First off, there is no doubt that opening the library 24-hours a day is a great idea to help ease the growing shortage of study space on campus, far more than adding one hundred seats to the Terrace ever could. Our university is growing in size at an exorbitant rate and the shortage of study space will only get worse. Students struggle to find a space to sit in the Concourse during normal hours and the library itself is increasingly jammed, especially on the floors with functioning wireless access. Extending library hours is a step in the right direction.
However, it has become clear that WLUSU was told in confidence by the university about the result of the proposal and was not supposed to go public until those with successful initiatives were informed.

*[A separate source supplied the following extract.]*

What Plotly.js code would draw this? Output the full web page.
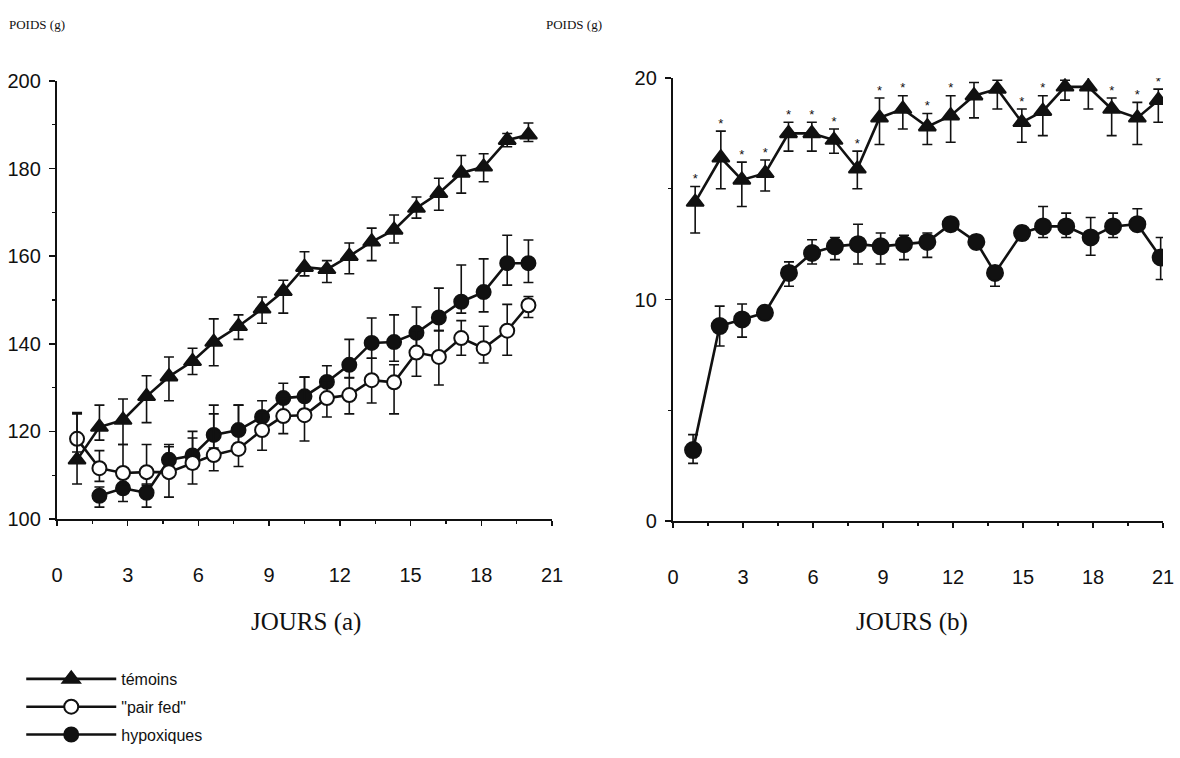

Furthermore, it was expressed to WLUSU that other funding options were available for the increased library access. This was not expressed in their website post, though they admitted it after the fact to The Cord. While it is unfortunate that the SIF proposal was denied, WLUSU posting the fact on their website under the pretext of letting students know comes across as pouting and an unnecessary jab at the university when in fact other options exist for the initiative to go ahead.
Along with every other group and individual that put forward ideas for the SIF, WLUSU needed to go about an application process and abide by criteria to be considered for funding. Ignoring due process and publicly announcing their unsuccessful bid when information about their application was revealed in confidence is conduct unbefitting of student body representatives.
Let’s just hope the WLUSU’s bridge-burning antics don’t interfere with moving forward a good idea that stands to benefit students who want to study past midnight.